[start Collected material]

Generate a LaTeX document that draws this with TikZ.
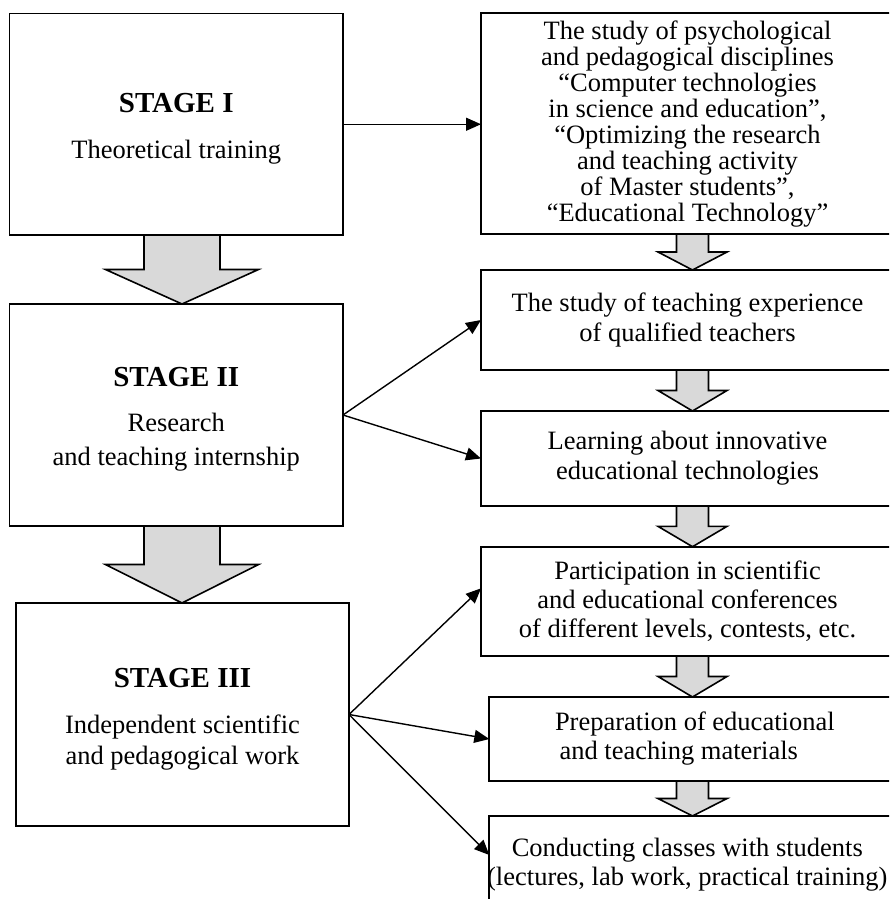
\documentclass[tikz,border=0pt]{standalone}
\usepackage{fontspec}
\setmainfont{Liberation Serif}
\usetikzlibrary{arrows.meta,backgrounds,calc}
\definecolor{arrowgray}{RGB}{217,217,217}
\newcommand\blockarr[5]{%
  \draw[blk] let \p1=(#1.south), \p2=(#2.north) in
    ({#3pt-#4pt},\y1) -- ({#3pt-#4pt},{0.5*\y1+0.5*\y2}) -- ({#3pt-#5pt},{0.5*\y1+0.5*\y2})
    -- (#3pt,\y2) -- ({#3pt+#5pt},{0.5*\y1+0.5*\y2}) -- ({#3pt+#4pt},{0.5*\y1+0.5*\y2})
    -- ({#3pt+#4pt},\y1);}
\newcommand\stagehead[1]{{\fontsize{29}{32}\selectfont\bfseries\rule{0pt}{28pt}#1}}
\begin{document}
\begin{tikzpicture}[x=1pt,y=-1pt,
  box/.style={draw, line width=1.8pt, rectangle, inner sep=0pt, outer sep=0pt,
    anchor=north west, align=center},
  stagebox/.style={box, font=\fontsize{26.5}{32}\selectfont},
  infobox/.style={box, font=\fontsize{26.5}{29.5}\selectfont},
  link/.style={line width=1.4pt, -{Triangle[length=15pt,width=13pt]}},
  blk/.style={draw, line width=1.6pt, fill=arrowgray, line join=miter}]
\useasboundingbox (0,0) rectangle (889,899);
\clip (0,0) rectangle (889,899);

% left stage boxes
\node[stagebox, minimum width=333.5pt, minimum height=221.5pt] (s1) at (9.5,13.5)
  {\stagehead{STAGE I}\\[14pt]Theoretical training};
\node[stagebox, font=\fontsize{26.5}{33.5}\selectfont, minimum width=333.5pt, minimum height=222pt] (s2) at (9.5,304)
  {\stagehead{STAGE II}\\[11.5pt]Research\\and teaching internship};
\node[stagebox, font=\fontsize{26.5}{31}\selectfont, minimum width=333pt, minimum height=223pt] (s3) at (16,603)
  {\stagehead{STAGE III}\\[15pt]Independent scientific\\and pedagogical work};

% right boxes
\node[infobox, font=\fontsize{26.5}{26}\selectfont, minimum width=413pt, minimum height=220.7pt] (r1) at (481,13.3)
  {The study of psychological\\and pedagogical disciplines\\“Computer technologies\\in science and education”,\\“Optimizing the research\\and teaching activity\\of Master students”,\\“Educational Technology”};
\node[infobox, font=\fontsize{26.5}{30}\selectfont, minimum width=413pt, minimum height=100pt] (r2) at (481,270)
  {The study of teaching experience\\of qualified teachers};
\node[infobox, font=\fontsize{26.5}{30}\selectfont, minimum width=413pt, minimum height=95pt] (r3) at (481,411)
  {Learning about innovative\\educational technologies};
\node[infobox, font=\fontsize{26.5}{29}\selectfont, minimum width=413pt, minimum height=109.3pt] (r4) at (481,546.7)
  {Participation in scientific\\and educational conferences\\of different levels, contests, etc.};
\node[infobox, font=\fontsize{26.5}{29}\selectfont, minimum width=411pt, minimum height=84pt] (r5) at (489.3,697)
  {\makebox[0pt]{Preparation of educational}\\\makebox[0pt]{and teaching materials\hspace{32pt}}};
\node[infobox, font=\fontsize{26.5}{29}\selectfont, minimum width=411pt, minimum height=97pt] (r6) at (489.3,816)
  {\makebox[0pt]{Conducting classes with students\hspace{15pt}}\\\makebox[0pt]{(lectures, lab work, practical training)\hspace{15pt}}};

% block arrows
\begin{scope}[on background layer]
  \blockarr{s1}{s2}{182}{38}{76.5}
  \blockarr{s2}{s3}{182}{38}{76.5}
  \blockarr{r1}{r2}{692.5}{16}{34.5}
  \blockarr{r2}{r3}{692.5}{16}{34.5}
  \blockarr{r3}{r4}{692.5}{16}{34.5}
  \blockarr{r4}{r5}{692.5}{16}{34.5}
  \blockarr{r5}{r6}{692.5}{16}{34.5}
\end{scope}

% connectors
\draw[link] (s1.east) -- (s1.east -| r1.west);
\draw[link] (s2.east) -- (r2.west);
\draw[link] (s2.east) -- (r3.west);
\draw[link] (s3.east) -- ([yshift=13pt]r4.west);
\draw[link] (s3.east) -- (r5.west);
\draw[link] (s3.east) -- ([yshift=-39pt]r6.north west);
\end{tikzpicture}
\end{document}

[end Collected material]

Do this ▸ Select every line of the material above holding the word "with" and copy it.

Response below ▸
Generate a LaTeX document that draws this with TikZ.
  {\makebox[0pt]{Conducting classes with students\hspace{15pt}}\\\makebox[0pt]{(lectures, lab work, practical training)\hspace{15pt}}};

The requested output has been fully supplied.